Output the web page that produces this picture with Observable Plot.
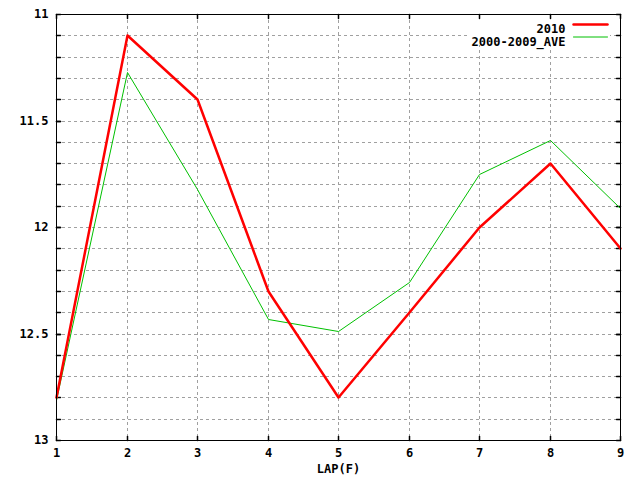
<!DOCTYPE html>
<html>
<head>
<meta charset="utf-8">
<script src="https://cdn.jsdelivr.net/npm/d3@7"></script>
<script src="https://cdn.jsdelivr.net/npm/@observablehq/plot@0.6"></script>
<style>
  html, body { margin: 0; padding: 0; background: #fff; }
</style>
</head>
<body>
<div id="chart"></div>
<script>
const laps = [1, 2, 3, 4, 5, 6, 7, 8, 9];
const y2010 = [12.8, 11.1, 11.4, 12.3, 12.8, 12.4, 12.0, 11.7, 12.1];
const yAve = [12.81, 11.27, 11.82, 12.43, 12.49, 12.26, 11.75, 11.59, 11.91];
const seriesNames = ["2010", "2000-2009_AVE"];
const xTicks = [1, 2, 3, 4, 5, 6, 7, 8, 9];
const yMajor = [11, 11.5, 12, 12.5, 13];
const yMinor = [11.1, 11.2, 11.3, 11.4, 11.5, 11.6, 11.7, 11.8, 11.9, 12.0,
                12.1, 12.2, 12.3, 12.4, 12.5, 12.6, 12.7, 12.8, 12.9];
const xGrid = [2, 3, 4, 5, 6, 7, 8];

const d2010 = laps.map((x, i) => ({x, y: y2010[i]}));
const dAve = laps.map((x, i) => ({x, y: yAve[i]}));

const tickShape = {draw(ctx, l) { ctx.moveTo(0, 0); ctx.lineTo(0, -l); }};
const tickLen = 4;
const font = "'DejaVu Sans Mono', monospace";

// opaque legend box (gnuplot key area hides the grid)
function legendBox(index, scales, values, dimensions) {
  const {width, marginRight, marginTop} = dimensions;
  const r = document.createElementNS("http://www.w3.org/2000/svg", "rect");
  r.setAttribute("x", width - marginRight - 150);
  r.setAttribute("y", marginTop + 3);
  r.setAttribute("width", 140);
  r.setAttribute("height", 28);
  r.setAttribute("fill", "#fff");
  return r;
}

const chart = Plot.plot({
  width: 640,
  height: 480,
  marginLeft: 56,
  marginRight: 20,
  marginTop: 14,
  marginBottom: 40,
  style: {fontFamily: font, fontSize: "12px", fontWeight: "bold", background: "#fff", color: "#000"},
  x: {domain: [1, 9], round: true},
  y: {domain: [11, 13], reverse: true, round: true},
  marks: [
    Plot.ruleY(yMinor, {stroke: "#a0a0a0", strokeDasharray: "3,3", strokeWidth: 1}),
    Plot.ruleX(xGrid, {stroke: "#a0a0a0", strokeDasharray: "3,3", strokeWidth: 1}),
    legendBox,
    // inward tick marks
    Plot.vector(yMinor.concat(yMajor), {x: 1, y: d => d, rotate: 90, length: tickLen, anchor: "start", shape: tickShape, stroke: "#000"}),
    Plot.vector(yMinor.concat(yMajor), {x: 9, y: d => d, rotate: 270, length: tickLen, anchor: "start", shape: tickShape, stroke: "#000"}),
    Plot.vector(xTicks, {x: d => d, y: 11, rotate: 180, length: tickLen, anchor: "start", shape: tickShape, stroke: "#000"}),
    Plot.vector(xTicks, {x: d => d, y: 13, rotate: 0, length: tickLen, anchor: "start", shape: tickShape, stroke: "#000"}),
    Plot.axisY({ticks: yMajor, tickSize: 0, tickPadding: 8, tickFormat: d => String(d), label: null}),
    Plot.axisX({ticks: xTicks, tickSize: 0, tickPadding: 8, tickFormat: d => String(d), label: null}),
    Plot.text(["LAP(F)"], {frameAnchor: "bottom", dy: 32, text: d => d}),
    Plot.line(dAve, {x: "x", y: "y", stroke: "#00c000", strokeWidth: 1}),
    Plot.line(d2010, {x: "x", y: "y", stroke: "#ff0000", strokeWidth: 2.5}),
    Plot.frame({stroke: "#000", strokeWidth: 1}),
    // legend
    Plot.text([seriesNames[0]], {frameAnchor: "top-right", dx: -55, dy: 10, textAnchor: "end", text: d => d}),
    Plot.text([seriesNames[1]], {frameAnchor: "top-right", dx: -55, dy: 22.5, textAnchor: "end", text: d => d}),
    Plot.vector([0], {frameAnchor: "top-right", dx: -47, dy: 10, rotate: 90, length: 34, anchor: "start", shape: tickShape, stroke: "#ff0000", strokeWidth: 2.5}),
    Plot.vector([0], {frameAnchor: "top-right", dx: -47, dy: 22.5, rotate: 90, length: 34, anchor: "start", shape: tickShape, stroke: "#00c000", strokeWidth: 1})
  ]
});
document.getElementById("chart").appendChild(chart);
</script>
</body>
</html>
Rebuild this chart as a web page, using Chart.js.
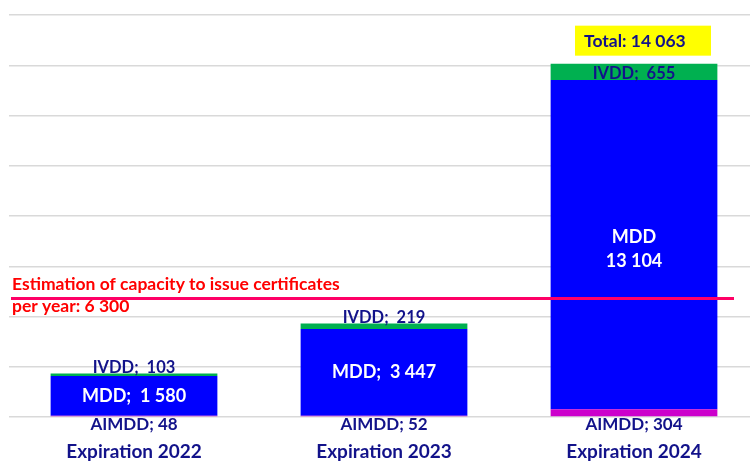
<!DOCTYPE html>
<html>
<head>
<meta charset="utf-8">
<script src="https://cdn.jsdelivr.net/npm/chart.js@4"></script>
<style>
  body { margin: 0; background: #fff; }
  #wrap { width: 750px; height: 462px; overflow: hidden; position: relative; }
  #wrap canvas { position: absolute; left: 0; top: 0; }
</style>
</head>
<body>
<div id="wrap"><canvas id="myGraph" width="759" height="462"></canvas></div>
<script>
var categories = ['Expiration 2022', 'Expiration 2023', 'Expiration 2024'];
var aimdd = [48, 52, 304];
var mdd = [1580, 3447, 13104];
var ivdd = [103, 219, 655];
var totals = [1731, 3718, 14063];

// the red line sits lower than its own label says
var capacityLabel = 6300;
var capacityLinePos = 4720;

var navy = '#12128a';
var fontName = 'Lato';

function fmt(n) {
    return String(n).replace(/\B(?=(\d{3})+(?!\d))/g, ' ');
}

var labelsPlugin = {
    id: 'labels',
    afterDatasetsDraw: function(chart) {
        var ctx = chart.ctx;
        var area = chart.chartArea;
        var yScale = chart.scales.y;
        var mA = chart.getDatasetMeta(0).data;
        var mM = chart.getDatasetMeta(1).data;
        var mI = chart.getDatasetMeta(2).data;
        ctx.save();
        ctx.textAlign = 'center';

        for (var i = 0; i < categories.length; i++) {
            // AIMDD under the bar
            ctx.fillStyle = navy;
            ctx.font = 'bold 17px ' + fontName;
            ctx.textBaseline = 'middle';
            ctx.fillText('AIMDD; ' + fmt(aimdd[i]), mA[i].x, area.bottom + 8);

            // MDD inside
            var m = mM[i];
            var mid = (m.y + m.base) / 2;
            ctx.fillStyle = '#ffffff';
            ctx.font = 'bold 18px ' + fontName;
            if (m.base - m.y > 150) {
                ctx.fillText('MDD', m.x, mid - 8);
                ctx.fillText(fmt(mdd[i]), m.x, mid + 16);
            } else {
                ctx.fillText('MDD;  ' + fmt(mdd[i]), m.x, mid);
            }

            // IVDD on top
            var v = mI[i];
            ctx.fillStyle = navy;
            ctx.font = 'bold 16.5px ' + fontName;
            if (v.base - v.y < 12) {
                ctx.textBaseline = 'alphabetic';
                ctx.fillText('IVDD;  ' + fmt(ivdd[i]), v.x, v.y - 1);
            } else {
                ctx.textBaseline = 'middle';
                ctx.fillText('IVDD;  ' + fmt(ivdd[i]), v.x, (v.y + v.base) / 2 + 2);
            }
        }

        // total box over the last bar
        var last = mI[mI.length - 1];
        ctx.fillStyle = '#ffff00';
        ctx.fillRect(last.x - 59, last.y - 38, 136, 30);
        ctx.fillStyle = navy;
        ctx.font = 'bold 17.5px ' + fontName;
        ctx.textAlign = 'left';
        ctx.textBaseline = 'alphabetic';
        ctx.fillText('Total: ' + fmt(totals[totals.length - 1]), last.x - 50, last.y - 17);

        // capacity line
        var ly = yScale.getPixelForValue(capacityLinePos);
        ctx.strokeStyle = '#ff0066';
        ctx.lineWidth = 3;
        ctx.beginPath();
        ctx.moveTo(11, ly);
        ctx.lineTo(734, ly);
        ctx.stroke();
        ctx.fillStyle = '#ff0000';
        ctx.font = 'bold 17.5px ' + fontName;
        ctx.fillText('Estimation of capacity to issue certificates', 12, ly - 8);
        ctx.fillText('per year: ' + fmt(capacityLabel), 12, ly + 14);
        ctx.restore();
    }
};

var ctx = document.getElementById('myGraph');
var myGraph = new Chart(ctx, {
    type: 'bar',
    data: {
        labels: categories,
        datasets: [
            { label: 'AIMDD', data: aimdd, backgroundColor: '#cc00cc' },
            { label: 'MDD', data: mdd, backgroundColor: '#0000ff' },
            { label: 'IVDD', data: ivdd, backgroundColor: '#00b050' }
        ]
    },
    options: {
        responsive: false,
        animation: false,
        layout: { padding: { left: 9, top: 15, right: 0, bottom: 1 } },
        datasets: { bar: { categoryPercentage: 1, barPercentage: 0.667 } },
        plugins: {
            legend: { display: false },
            tooltip: { enabled: false }
        },
        scales: {
            x: {
                stacked: true,
                grid: { display: false, drawTicks: false },
                border: { display: false },
                ticks: {
                    color: navy,
                    padding: 23,
                    font: { family: fontName, size: 19, weight: 'bold' }
                },
                afterFit: function(scale) { scale.height = 44; }
            },
            y: {
                stacked: true,
                min: 0,
                max: 16000,
                grid: { color: '#d9d9d9', lineWidth: 1.5, drawTicks: false },
                border: { display: false },
                ticks: { display: false, stepSize: 2000 }
            }
        }
    },
    plugins: [labelsPlugin]
});
</script>
</body>
</html>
------------------------------
=== The request ===
Track down every line holding the string "this" and copy it.

=== Solution ===
Output the web page that produces this picture with Observable Plot.
Rebuild this chart as a web page, using Chart.js.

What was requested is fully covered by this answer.